Saturday’s clash with Wales marked Clarke’s first game against Northern Hemisphere opposition and he had few opportunities to reinforce his claim on the No 11 jersey.

The three-quarters combined for little more than a dozen touches in the humid affair at Cardiff, with Clarke contributing one pass and four runs for 12 metres – as well as a couple of drops. It wasn’t a convincing display – but Foster acknowledged that the conditions didn’t exactly allow for sweeping backline moves.

“It was the nature of the conditions last night,” he said on Sunday. “It was very slippery. I think it would have been better conditions to play in if the roof was open, quite frankly. It wouldn’t have been better for the spectators but I think the condensation and the atmosphere just made it an extremely slipper game.

“So I actually quite like that stat, to be fair, in that sort of game, because sometimes we overplay in those conditions because we just want to play and I kind of like the patience.”

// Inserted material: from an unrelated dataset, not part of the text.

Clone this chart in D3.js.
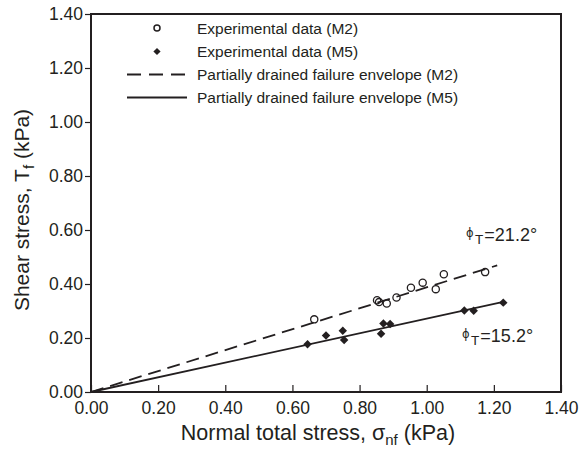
<!DOCTYPE html>
<html><head><meta charset="utf-8">
<script src="https://cdn.jsdelivr.net/npm/d3@7"></script>
<style>
html,body{margin:0;padding:0;background:#fff;}
text,tspan{font-family:"Liberation Sans",Arial,Helvetica,sans-serif;fill:#231f20;}
tspan.phi{font-family:"DejaVu Sans",sans-serif;}
</style></head>
<body><svg id="c" width="579" height="455"></svg>
<script>
// Data
const m2X = [0.665, 0.852, 0.858, 0.881, 0.910, 0.953, 0.988, 1.027, 1.051, 1.174];
const m2Y = [0.269, 0.340, 0.333, 0.328, 0.350, 0.386, 0.405, 0.381, 0.436, 0.444];
const m5X = [0.645, 0.700, 0.750, 0.754, 0.864, 0.871, 0.891, 1.112, 1.140, 1.228];
const m5Y = [0.177, 0.209, 0.227, 0.193, 0.216, 0.254, 0.252, 0.302, 0.301, 0.331];
const envM2X = [0, 1.21];
const envM2Y = [0, 0.469];
const envM5X = [0, 1.228];
const envM5Y = [0, 0.334];
const xTicks = [0, 0.2, 0.4, 0.6, 0.8, 1.0, 1.2, 1.4];
const yTicks = [0, 0.2, 0.4, 0.6, 0.8, 1.0, 1.2, 1.4];
const legendLabels = ["Experimental data (M2)", "Experimental data (M5)",
  "Partially drained failure envelope (M2)", "Partially drained failure envelope (M5)"];
const angleLabels = ["=21.2°", "=15.2°"];

const svg = d3.select("#c");
const L = 91, R = 561, T = 14, B = 392;
const ink = "#231f20";
const x = d3.scaleLinear().domain([0, 1.4]).range([L, R]);
const y = d3.scaleLinear().domain([0, 1.4]).range([B, T]);

// axes
const xAxis = d3.axisBottom(x).tickValues(xTicks).tickFormat(d3.format(".2f")).tickSizeInner(-7).tickSizeOuter(0).tickPadding(10);
const gx = svg.append("g").attr("transform", `translate(0,${B})`).call(xAxis);
const yAxis = d3.axisLeft(y).tickValues(yTicks).tickFormat(d3.format(".2f")).tickSizeInner(6).tickSizeOuter(0).tickPadding(2);
const gy = svg.append("g").attr("transform", `translate(${L},0)`).call(yAxis);
[gx, gy].forEach(g => {
  g.select(".domain").remove();
  g.selectAll(".tick line").attr("stroke", ink).attr("stroke-width", 1.2);
  g.selectAll(".tick text").style("font-size", "17.5px").attr("fill", ink);
});
gx.selectAll(".tick text").attr("dy", "0.71em");

// frame
svg.append("rect").attr("x", L).attr("y", T).attr("width", R - L).attr("height", B - T)
  .attr("fill", "none").attr("stroke", ink).attr("stroke-width", 2);

// envelopes
const line = d3.line().x(d => x(d[0])).y(d => y(d[1]));
svg.append("path").datum(envM2X.map((v, i) => [v, envM2Y[i]])).attr("d", line)
  .attr("fill", "none").attr("stroke", ink).attr("stroke-width", 1.8).attr("stroke-dasharray", "13,7");
svg.append("path").datum(envM5X.map((v, i) => [v, envM5Y[i]])).attr("d", line)
  .attr("fill", "none").attr("stroke", ink).attr("stroke-width", 1.8);

// points (diamonds = squares rotated 45°)
const sq = d3.symbol().type(d3.symbolSquare).size(36);
svg.append("g").selectAll("path").data(m5X.map((v, i) => [v, m5Y[i]])).join("path")
  .attr("d", sq).attr("transform", d => `translate(${x(d[0])},${y(d[1])}) rotate(45)`).attr("fill", ink);
svg.append("g").selectAll("circle").data(m2X.map((v, i) => [v, m2Y[i]])).join("circle")
  .attr("cx", d => x(d[0])).attr("cy", d => y(d[1])).attr("r", 3.6)
  .attr("fill", "none").attr("stroke", ink).attr("stroke-width", 1.3);

// legend
const rows = [28, 51.5, 74.5, 97.5];
const lg = svg.append("g");
lg.append("circle").attr("cx", 157).attr("cy", rows[0]).attr("r", 3).attr("fill", "#fff").attr("stroke", ink).attr("stroke-width", 1.5);
lg.append("path").attr("d", d3.symbol().type(d3.symbolSquare).size(26)).attr("transform", `translate(157,${rows[1]}) rotate(45)`).attr("fill", ink);
lg.append("line").attr("x1", 127).attr("x2", 187).attr("y1", rows[2]).attr("y2", rows[2]).attr("stroke", ink).attr("stroke-width", 1.8).attr("stroke-dasharray", "14,8");
lg.append("line").attr("x1", 127).attr("x2", 187).attr("y1", rows[3]).attr("y2", rows[3]).attr("stroke", ink).attr("stroke-width", 1.8);
lg.selectAll("text").data(legendLabels).join("text")
  .attr("x", 197).attr("y", (d, i) => rows[i] + 5.5).attr("fill", ink).style("font-size", "15.5px").text(d => d);

// angle labels
function angleLabel(x0, yb, val) {
  const t = svg.append("text").attr("x", x0).attr("y", yb).attr("fill", ink)
    .style("font-size", "18px").style("opacity", 0.99);
  t.append("tspan").attr("class", "phi").text("ϕ").attr("fill", ink).style("font-size", "11.5px").attr("dy", "-4");
  t.append("tspan").text("T").attr("fill", ink).style("font-size", "13.5px").attr("dx", "1.5").attr("dy", "7.5");
  t.append("tspan").text(val).attr("fill", ink).attr("dx", "1").attr("dy", "-3.5");
}
angleLabel(466, 240.5, angleLabels[0]);
angleLabel(462, 341.5, angleLabels[1]);

// axis titles
const xt = svg.append("text").attr("x", 318).attr("y", 440).attr("text-anchor", "middle").attr("fill", ink).style("font-size", "21.5px");
xt.append("tspan").text("Normal total stress, σ");
xt.append("tspan").text("nf").style("font-size", "15px").attr("dy", "5");
xt.append("tspan").text(" (kPa)").attr("dy", "-5");

const yt = svg.append("text").attr("transform", `translate(29,210) rotate(-90)`).attr("text-anchor", "middle").attr("fill", ink).style("font-size", "21px");
yt.append("tspan").text("Shear stress, T");
yt.append("tspan").text("f").style("font-size", "15px").attr("dy", "5");
yt.append("tspan").text(" (kPa)").attr("dy", "-5");
</script></body></html>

Caleb Clarke’s opportunities with the ball in hand against Wales were few and far between. (Photo by Getty Images)

While it might have been smart from the All Blacks, it didn’t give Clarke any opportunities to advance his case and that could prove significant down the line.

The truth of the matter is that while the 23-year-old has put in some competent displays against other opposition, he’s really only stood out in games against Australia. While that’s a good kick-off point, it’s hardly the kind of consistency that is going to justify his selection against the likes of France, Ireland or South Africa at next year’s World Cup.

With Will Jordan remaining in New Zealand due to an inner ear problem, Clarke is still due to play at least one more match on the All Blacks’ end-of-year tour and while he certainly won’t be discarded by the national side anytime soon, his continued selection in the No 11 jersey is certainly not a given – not when there are other hungry outside backs waiting in the wings.